Rep. Julia Brownley: 
DC: (202) 225-5811
Thousand Oaks: (805) 379-1779

Sample Script:
Hello, my name is __________, and I am a constituent of Representative Brownley's in _______________, California. I am calling to encourage her to co-sponsor H.R. 1185, the Family and Medical Insurance Leave, or FAMILY Act. Currently 62 percent of working people are either ineligible for leave under the 1993 Family and Medical Leave Act, or else they can’t afford to take unpaid leave. The FAMILY Act would help close this gap by creating an affordable, comprehensive program that provides paid family and medical leave insurance. It would ensure that Americans are better able to take time off to address serious health and caregiving needs for themselves and their families. Thank you!

The Family and Medical Leave Act allows time off from work to care for a new child, either through birth or adoption; to care for an ill, injured, or disabled child, parent, spouse, or domestic partner; to care for one’s own serious medical issues; or for certain military caregiving and leave purposes.

However, about 40 percent of the workforce is ineligible for time off under the FMLA due to requirements around employer size and hours worked. and an additional 22 percent of the workforce is eligible for unpaid time off, but can’t afford to take it. Only 17 percent of the workforce has access to paid family leave through employers, and less than 40 percent has personal medical leave.

Lack of access to paid family and medical leave leads to dire consequences for families:

  • Nearly one quarter of moms go back to work within two weeks of giving birth, which is not nearly enough time to physically recover and bond with a newborn.

  • Three out of four men in professional jobs return to work in one week or less after having a child, and nearly 60 percent of low-income fathers took no paid leave at all.

  • Those who have to take time off from work to care for family members also lose out—older workers who leave the workforce to care for an aging parent lose more than $300,000 in income and retirement savings.

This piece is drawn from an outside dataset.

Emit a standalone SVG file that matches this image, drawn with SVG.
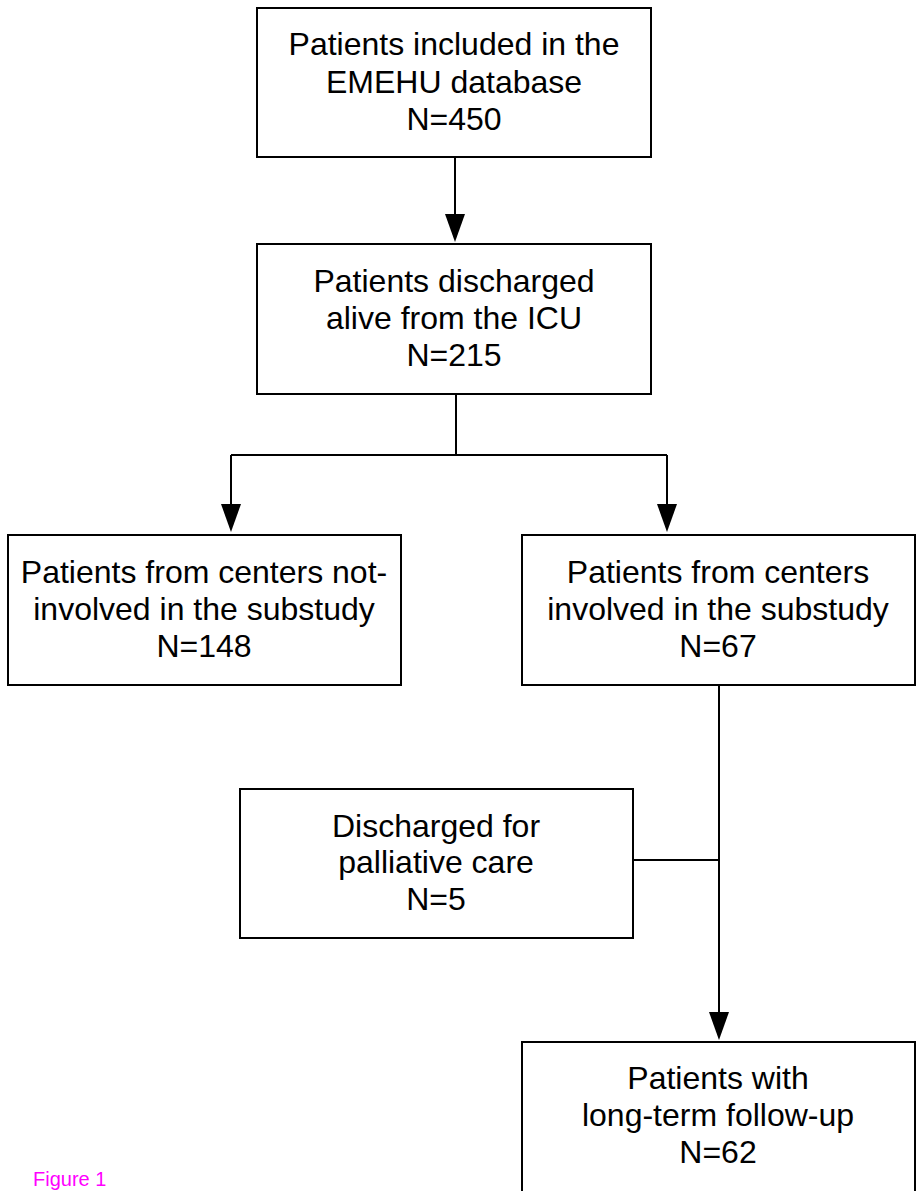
<svg xmlns="http://www.w3.org/2000/svg" width="917" height="1191" viewBox="0 0 917 1191">
<style>
.box{fill:#fff;stroke:#000;stroke-width:2}
.t{font-family:"Liberation Sans",Arial,sans-serif;font-size:32px;fill:#000;text-anchor:middle}
.ln{fill:none;stroke:#000;stroke-width:2}
.fig{font-family:"Liberation Sans",Arial,sans-serif;font-size:20px;fill:#ff00ff}
</style>
<rect width="917" height="1191" fill="#fff"/>
<g id="connectors">
<path class="ln" d="M455,157 V214"/>
<path d="M445,214 L465,214 L455,242 Z"/>
<path class="ln" d="M456,394 V455 M231,455 H667 M231,455 V504 M667,455 V504"/>
<path d="M221,504 L241,504 L231,532 Z"/>
<path d="M657,504 L677,504 L667,532 Z"/>
<path class="ln" d="M719,685 V1012 M633,860 H719"/>
<path d="M709,1012 L729,1012 L719,1040 Z"/>
</g>
<g id="n1">
<rect class="box" x="257" y="8" width="394" height="149"/>
<text class="t" x="454" y="55">Patients included in the</text>
<text class="t" x="454" y="93">EMEHU database</text>
<text class="t" x="454" y="130">N=450</text>
</g>
<g id="n2">
<rect class="box" x="257" y="244" width="394" height="150"/>
<text class="t" x="454" y="292">Patients discharged</text>
<text class="t" x="454" y="329">alive from the ICU</text>
<text class="t" x="454" y="366">N=215</text>
</g>
<g id="n3">
<rect class="box" x="8" y="535" width="393" height="150"/>
<text class="t" x="204" y="583">Patients from centers not-</text>
<text class="t" x="204" y="620">involved in the substudy</text>
<text class="t" x="204" y="657">N=148</text>
</g>
<g id="n4">
<rect class="box" x="522" y="535" width="393" height="150"/>
<text class="t" x="718" y="583">Patients from centers</text>
<text class="t" x="718" y="620">involved in the substudy</text>
<text class="t" x="718" y="657">N=67</text>
</g>
<g id="n5">
<rect class="box" x="240" y="789" width="393" height="149"/>
<text class="t" x="436" y="837">Discharged for</text>
<text class="t" x="436" y="873">palliative care</text>
<text class="t" x="436" y="910">N=5</text>
</g>
<g id="n6">
<rect class="box" x="522" y="1042" width="393" height="160"/>
<text class="t" x="718" y="1089">Patients with</text>
<text class="t" x="718" y="1126">long-term follow-up</text>
<text class="t" x="718" y="1163">N=62</text>
</g>
<text class="fig" x="33" y="1186">Figure 1</text>
</svg>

The FAMILY Act would create a national paid family and medical leave insurance fund that nearly every working person would be able to access. It would:

  • Provide workers 12 weeks of partially paid time off. Workers could take time off for the birth or adoption of a child; to care for an ill, injured or disabled child, parent, spouse, or domestic partner; to care for one’s own serious medical issues; or for certain military caregiving and leave purposes. Workers would receive up to 66 percent of their monthly wages (up to a capped amount of $4,000 per month) to ensure that low- and middle-wage workers have a higher share of their wages replaced.

  • Apply to virtually all working people across the United States, regardless of their jobs or where they live. Younger, part-time, lower-wage, contingent, and self-employed workers would all be eligible for benefits.

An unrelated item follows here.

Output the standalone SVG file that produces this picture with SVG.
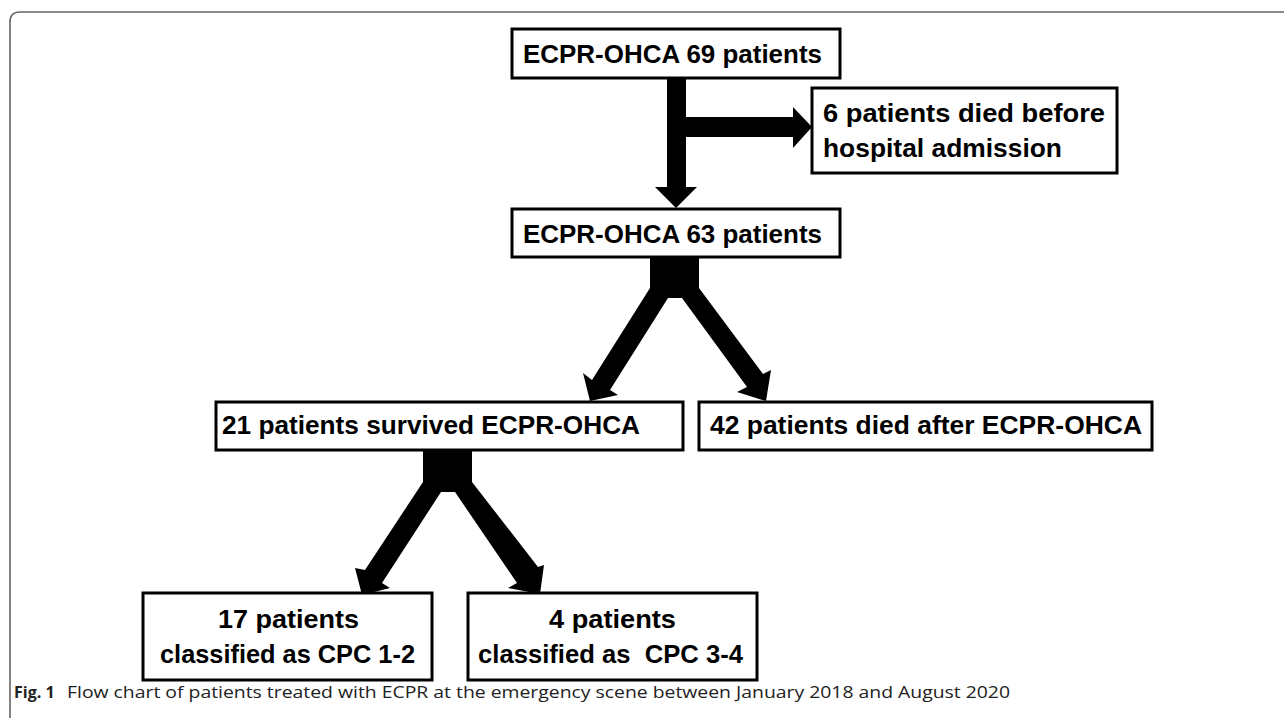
<svg xmlns="http://www.w3.org/2000/svg" width="1284" height="718" viewBox="0 0 1284 718">
<style>
.box{fill:#fff;stroke:#000;stroke-width:3}
.t{font-family:"Liberation Sans",Arial,sans-serif;font-weight:bold;font-size:26px;fill:#000}
.c{font-family:"Open Sans","Liberation Sans",sans-serif;font-size:16px;fill:#222}
.arrow{fill:#000;stroke:none}
</style>
<rect x="0" y="0" width="1284" height="718" fill="#fff"/>
<path d="M10 718 V22 Q10 12 20 12 H1284" fill="none" stroke="#666" stroke-width="1.6"/>
<g id="connectors">
<polygon class="arrow" points="667,78 686,78 686,117 793,117 793,107 812,127 793,148 793,137 686,137 686,187 697,187 676,208 655,187 667,187"/>
<polygon class="arrow" points="650,257 699,257 699,288 763,374 771,370 766,401 737,392 747,387 682,298 668,298 610,390 618,395 590,401 583,373 592,380 650,288"/>
<polygon class="arrow" points="423,450 472,450 472,482 538,567 544,565 540,594 508,588 517,583 455,492 441,492 382,583 390,588 362,595 355,568 365,570 423,482"/>
</g>
<g id="n1"><rect class="box" x="512" y="29" width="328" height="49"/><text class="t" x="523" y="63" textLength="299" lengthAdjust="spacingAndGlyphs">ECPR-OHCA 69 patients</text></g>
<g id="n2"><rect class="box" x="812" y="88" width="305" height="85"/><text class="t" x="823" y="122" textLength="282" lengthAdjust="spacingAndGlyphs">6 patients died before</text><text class="t" x="823" y="157" textLength="239" lengthAdjust="spacingAndGlyphs">hospital admission</text></g>
<g id="n3"><rect class="box" x="512" y="209" width="328" height="48"/><text class="t" x="523" y="243" textLength="299" lengthAdjust="spacingAndGlyphs">ECPR-OHCA 63 patients</text></g>
<g id="n4"><rect class="box" x="216" y="402" width="467" height="48"/><text class="t" x="222" y="434" textLength="418" lengthAdjust="spacingAndGlyphs">21 patients survived ECPR-OHCA</text></g>
<g id="n5"><rect class="box" x="699" y="402" width="453" height="48"/><text class="t" x="710" y="434" textLength="432" lengthAdjust="spacingAndGlyphs">42 patients died after ECPR-OHCA</text></g>
<g id="n6"><rect class="box" x="143" y="593" width="289" height="87"/><text class="t" x="218" y="628" textLength="141" lengthAdjust="spacingAndGlyphs">17 patients</text><text class="t" x="160" y="663" textLength="255" lengthAdjust="spacingAndGlyphs">classified as CPC 1-2</text></g>
<g id="n7"><rect class="box" x="468" y="593" width="289" height="87"/><text class="t" x="549" y="628" textLength="127" lengthAdjust="spacingAndGlyphs">4 patients</text><text class="t" x="478" y="663" textLength="265" lengthAdjust="spacingAndGlyphs" style="white-space:pre">classified as  CPC 3-4</text></g>
<g id="caption"><text class="c" x="14" y="698"><tspan font-weight="bold">Fig. 1</tspan><tspan x="67" textLength="943" lengthAdjust="spacingAndGlyphs">Flow chart of patients treated with ECPR at the emergency scene between January 2018 and August 2020</tspan></text></g>
</svg>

  • Be funded responsibly and sustainably, without harming other critical government programs. Employers and employees would make small payroll contributions of two-tenths of 1 percent each (two cents per $10 in wages), or less than $2.00 per week for a typical worker. The payroll deductions would go into a dedicated fund administered by a new Office of Paid Family and Medical Leave that would then disburse the benefits when workers need them. With a dedicated funding stream, Congress won’t be able to pit funding for paid leave against other critical programs. Furthermore, the social insurance model allows small businesses that can’t provide paid leave on their own to have access to the same benefits as big businesses, and compete for the same talent.